Value Lighting achieved its 2014 performance targets, and as a result, during the quarter ended March 31, 2015, the Company issued 4.9 million shares of its common stock (valued at $5.5 million) in payment of the 2014 contingent purchase consideration. Value Lighting achieved its 2015 performance targets and earned $5.5 million. Payment in common stock or cash, at the Company’s option, is expected to be made by March 31, 2016.

Other – On March 8, 2013, LIT, a wholly owned subsidiary of the Company, acquired certain assets of Elite LED Solutions. The purchase resulted in a gain on bargain purchase of $0.7 million in 2013.

Pro forma information – The following unaudited supplemental pro forma information assumes the Energy Source acquisition and the 2014 acquisitions referred to above had been completed as of January 1, 2014 and is not indicative of the results of operations that would have been achieved had the transactions been consummated on such date or of results that might be achieved in the future. The pro forma effect of the E-Lighting acquisition was not significant.

 

     Year Ended December 31,  

(in thousands)

   2015      2014  

Revenues

   $ 138,524       $ 115,900   

Operating loss

   $ (1,223    $ (8,931

Net loss

   $ (2,993    $ (4,063

The pro forma results for the years ended December 31, 2015 and 2014, include the amortization of the customer backlog of $0.4 million and $2.4 million, respectively, and acquisition, severance and transition costs of $2.0 million and $2.5 million, respectively. The pro forma results for the year ended December 31, 2014 also include an income tax benefit of $6.6 million. These non-recurring charges and credits are directly related to the acquisitions but do not have a continuing impact on the results of operations.
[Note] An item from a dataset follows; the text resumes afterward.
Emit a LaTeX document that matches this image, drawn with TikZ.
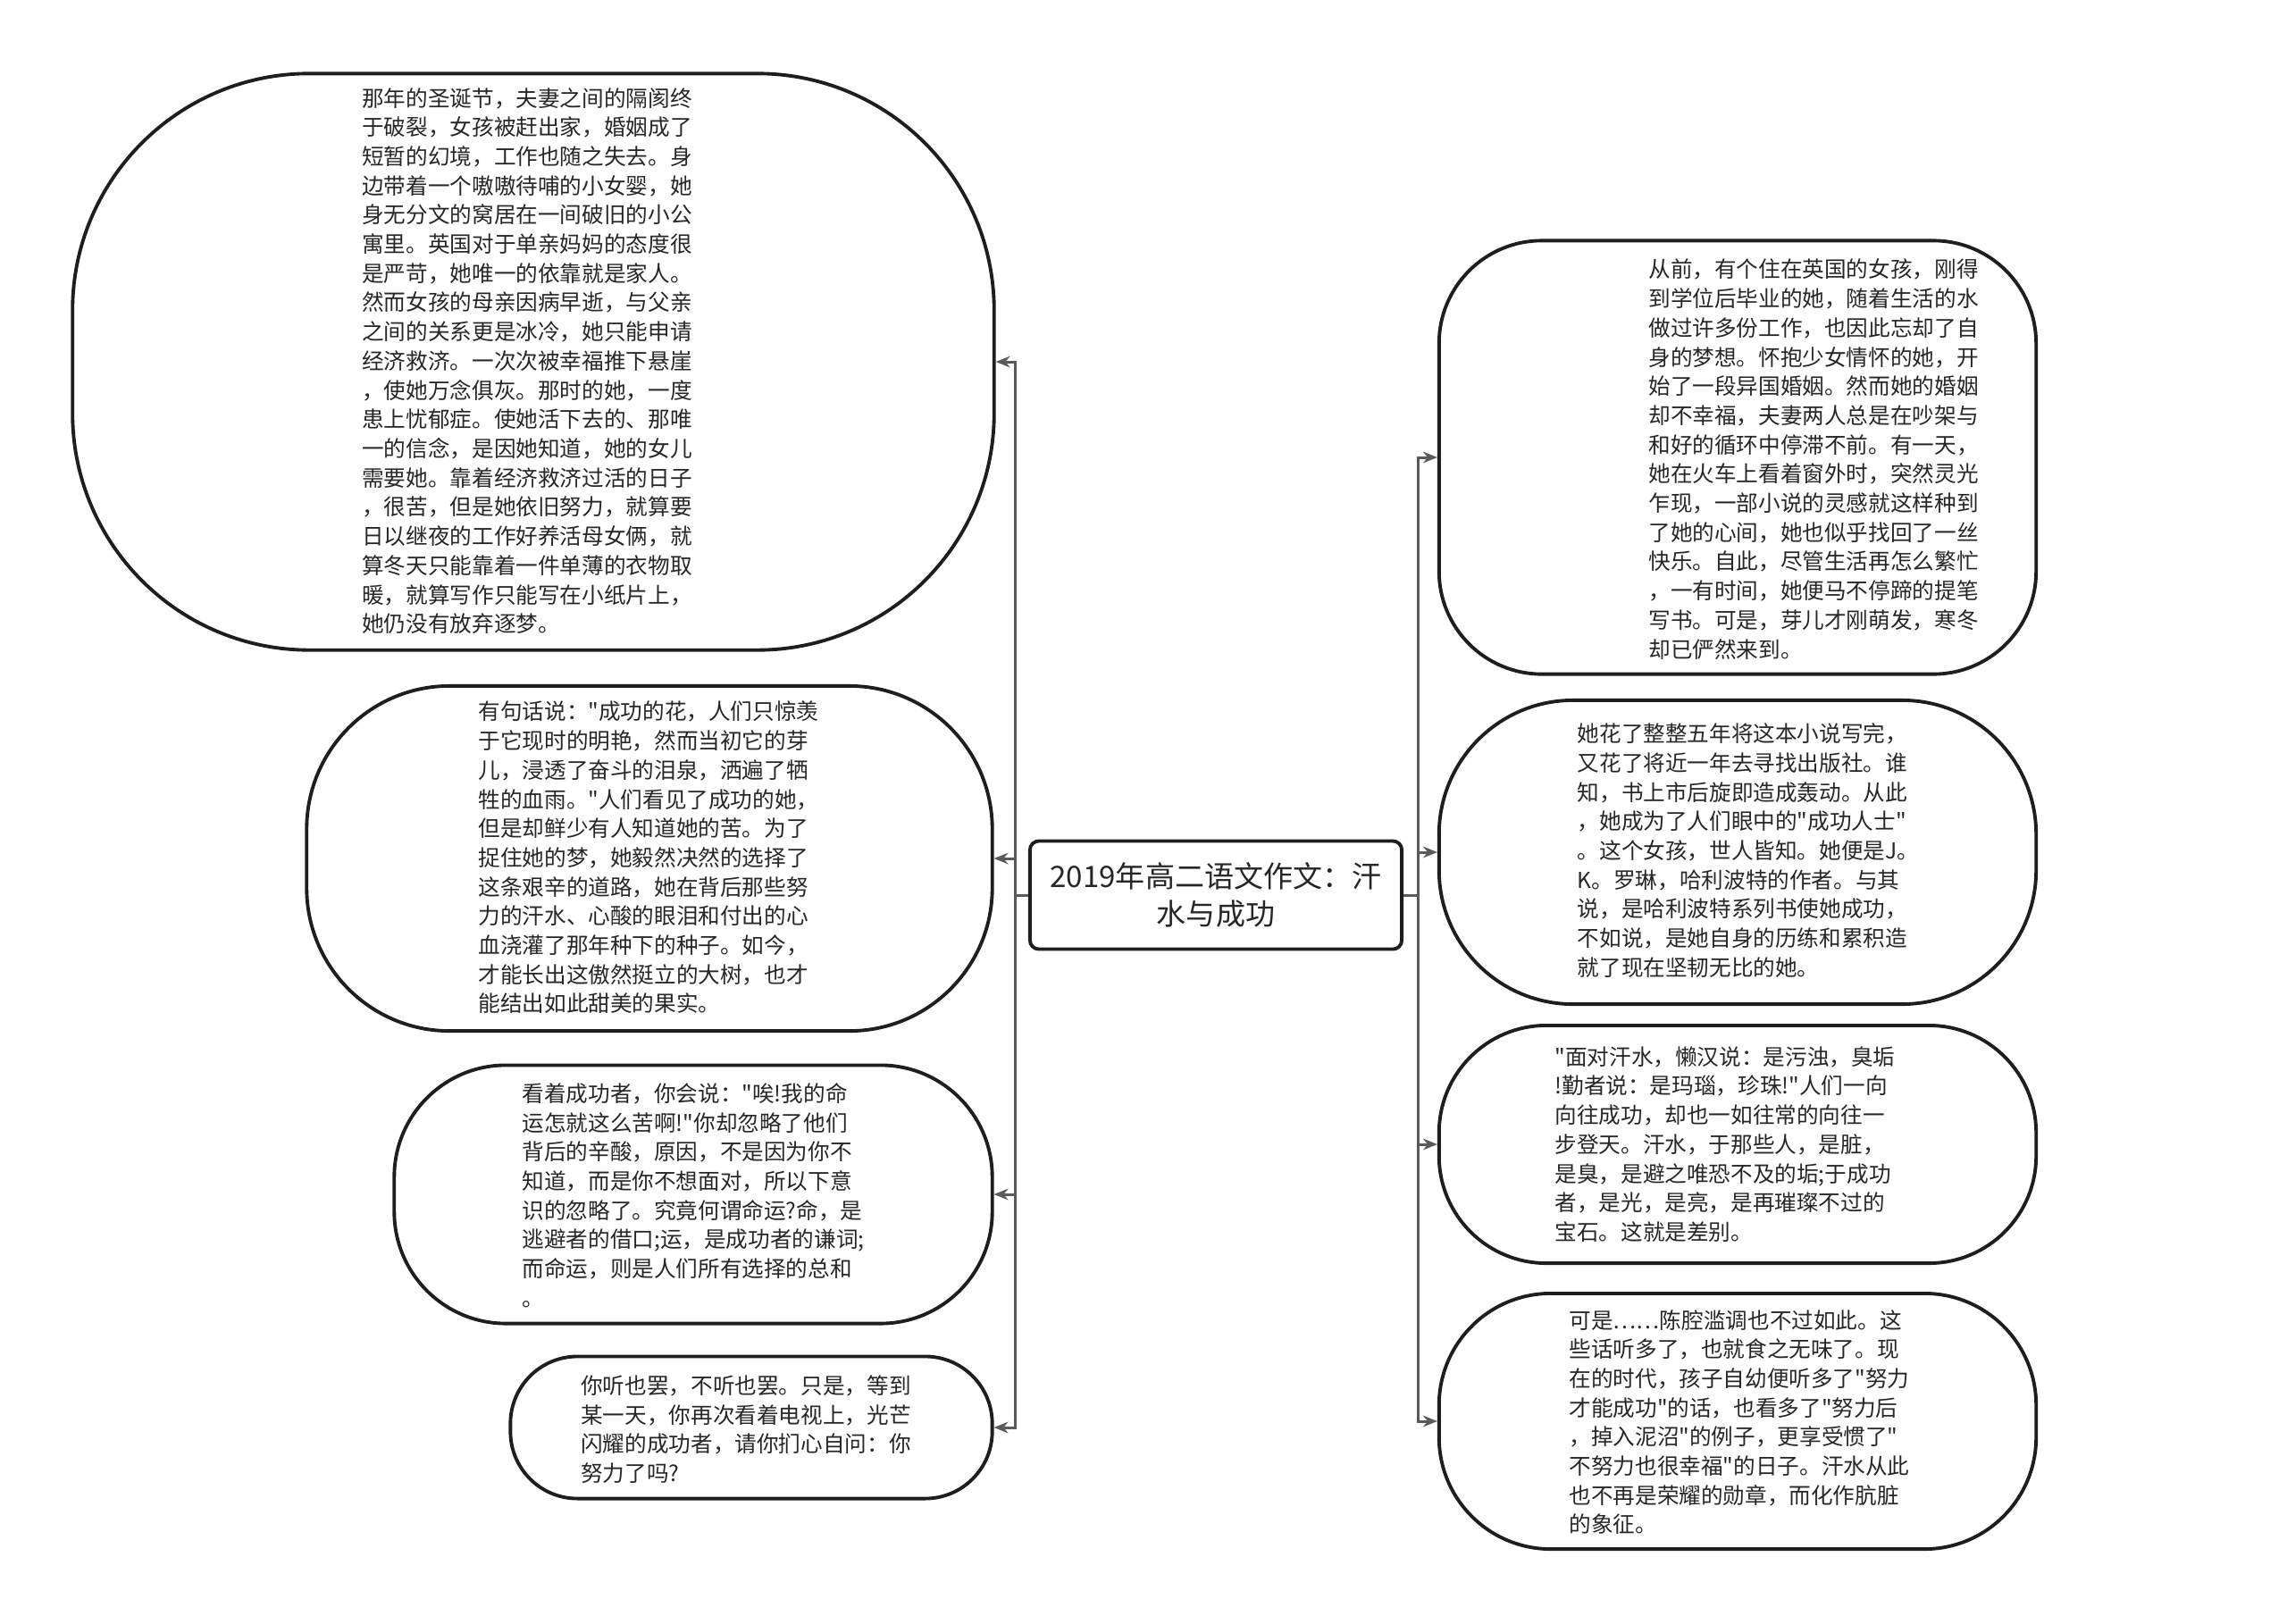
\documentclass[tikz,border=0pt]{standalone}
\usepackage{fontspec}
\usepackage{tikz}
\usetikzlibrary{arrows.meta}
\newfontfamily\cjk{Noto Sans CJK SC}
\definecolor{ink}{HTML}{1E1E1E}
\definecolor{ink2}{HTML}{262626}
\definecolor{wire}{HTML}{5A5A5A}

\begin{document}
\begin{tikzpicture}[x=0.01cm,y=-0.01cm,
  every node/.style={font=\cjk\fontsize{7}{9.3}\selectfont,text=ink2},
  bubble/.style n args={3}{draw=ink,line width=1.1pt,minimum width=#1,minimum height=#2,rounded corners=#3,inner sep=0pt},
  para/.style={align=left,inner sep=0pt},
  link/.style={wire,line width=0.85pt,-{Stealth[length=4.5pt,width=3.6pt]}}]
  \useasboundingbox (0,0) rectangle (2560,1817);
  % central topic
  \node[draw=ink,line width=1.1pt,rounded corners=0.1cm,minimum width=4.16cm,minimum height=1.21cm,
    align=center,font=\cjk\fontsize{9.4}{12.1}\selectfont] (root) at (1361,1002) {2019年高二语文作文：汗\\水与成功};
  % left branch
  \node[bubble={10.31cm}{6.45cm}{2.65cm}] (l1) at (597,405) {};
  \node[para] (l1txt) at (590,404) {那年的圣诞节，夫妻之间的隔阂终\\于破裂，女孩被赶出家，婚姻成了\\短暂的幻境，工作也随之失去。身\\边带着一个嗷嗷待哺的小女婴，她\\身无分文的窝居在一间破旧的小公\\寓里。英国对于单亲妈妈的态度很\\是严苛，她唯一的依靠就是家人。\\然而女孩的母亲因病早逝，与父亲\\之间的关系更是冰冷，她只能申请\\经济救济。一次次被幸福推下悬崖\\，使她万念俱灰。那时的她，一度\\患上忧郁症。使她活下去的、那唯\\一的信念，是因她知道，她的女儿\\需要她。靠着经济救济过活的日子\\，很苦，但是她依旧努力，就算要\\日以继夜的工作好养活母女俩，就\\算冬天只能靠着一件单薄的衣物取\\暖，就算写作只能写在小纸片上，\\她仍没有放弃逐梦。};
  \node[bubble={7.67cm}{3.86cm}{1.6cm}] (l2) at (727,961) {};
  \node[para] (l2txt) at (726,960) {有句话说："成功的花，人们只惊羡\\于它现时的明艳，然而当初它的芽\\儿，浸透了奋斗的泪泉，洒遍了牺\\牲的血雨。"人们看见了成功的她，\\但是却鲜少有人知道她的苦。为了\\捉住她的梦，她毅然决然的选择了\\这条艰辛的道路，她在背后那些努\\力的汗水、心酸的眼泪和付出的心\\血浇灌了那年种下的种子。如今，\\才能长出这傲然挺立的大树，也才\\能结出如此甜美的果实。};
  \node[bubble={6.69cm}{2.89cm}{1.25cm}] (l3) at (776,1337) {};
  \node[para] (l3txt) at (776,1338) {看着成功者，你会说："唉!我的命\\运怎就这么苦啊!"你却忽略了他们\\背后的辛酸，原因，不是因为你不\\知道，而是你不想面对，所以下意\\识的忽略了。究竟何谓命运?命，是\\逃避者的借口;运，是成功者的谦词;\\而命运，则是人们所有选择的总和\\。};
  \node[bubble={5.39cm}{1.59cm}{0.75cm}] (l4) at (841,1598) {};
  \node[para] (l4txt) at (835,1600) {你听也罢，不听也罢。只是，等到\\某一天，你再次看着电视上，光芒\\闪耀的成功者，请你扪心自问：你\\努力了吗?};
  % right branch
  \node[bubble={6.68cm}{4.85cm}{1.15cm}] (r1) at (1945,512) {};
  \node[para] (r1txt) at (2030,514) {从前，有个住在英国的女孩，刚得\\到学位后毕业的她，随着生活的水\\做过许多份工作，也因此忘却了自\\身的梦想。怀抱少女情怀的她，开\\始了一段异国婚姻。然而她的婚姻\\却不幸福，夫妻两人总是在吵架与\\和好的循环中停滞不前。有一天，\\她在火车上看着窗外时，突然灵光\\乍现，一部小说的灵感就这样种到\\了她的心间，她也似乎找回了一丝\\快乐。自此，尽管生活再怎么繁忙\\，一有时间，她便马不停蹄的提笔\\写书。可是，芽儿才刚萌发，寒冬\\却已俨然来到。};
  \node[bubble={6.68cm}{3.4cm}{1.5cm}] (r2) at (1945,954) {};
  \node[para] (r2txt) at (1957,952) {她花了整整五年将这本小说写完，\\又花了将近一年去寻找出版社。谁\\知，书上市后旋即造成轰动。从此\\，她成为了人们眼中的"成功人士"\\。这个女孩，世人皆知。她便是J。\\K。罗琳，哈利波特的作者。与其\\说，是哈利波特系列书使她成功，\\不如说，是她自身的历练和累积造\\就了现在坚韧无比的她。};
  \node[bubble={6.68cm}{2.66cm}{1.2cm}] (r3) at (1945,1281) {};
  \node[para] (r3txt) at (1931,1281) {"面对汗水，懒汉说：是污浊，臭垢\\!勤者说：是玛瑙，珍珠!"人们一向\\向往成功，却也一如往常的向往一\\步登天。汗水，于那些人，是脏，\\是臭，是避之唯恐不及的垢;于成功\\者，是光，是亮，是再璀璨不过的\\宝石。这就是差别。};
  \node[bubble={6.68cm}{2.86cm}{1.25cm}] (r4) at (1945,1591) {};
  \node[para] (r4txt) at (1947,1592) {可是……陈腔滥调也不过如此。这\\些话听多了，也就食之无味了。现\\在的时代，孩子自幼便听多了"努力\\才能成功"的话，也看多了"努力后\\，掉入泥沼"的例子，更享受惯了"\\不努力也很幸福"的日子。汗水从此\\也不再是荣耀的勋章，而化作肮脏\\的象征。};
  % connectors
  \foreach \n in {l1,l2,l3,l4}
    \draw[link] (root.west) -- ++(-14,0) |- (\n.east);
  \foreach \n in {r1,r2,r3,r4}
    \draw[link] (root.east) -- ++(16,0) |- (\n.west);
\end{tikzpicture}
\end{document}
The revenue of the 2015 acquisitions included in the Company’s 2015 actual results of operations from their respective acquisition dates through December 31, 2015 totaled $16.3 million. The net income of the 2015 acquisitions included in the Company’s 2015 actual results of operations from their respective acquisition dates through December 31, 2015 totaled $2.9 million. The revenue of the 2014 acquisitions, included in the Company’s 2014 actual results operations from their respective acquisition dates through December 31, 2014 totaled $46.2 million. The net income of the 2014 acquisitions, included in the Company’s 2014 actual results of operations, from their respective acquisition dates through December 31, 2014 totaled $1.6 million.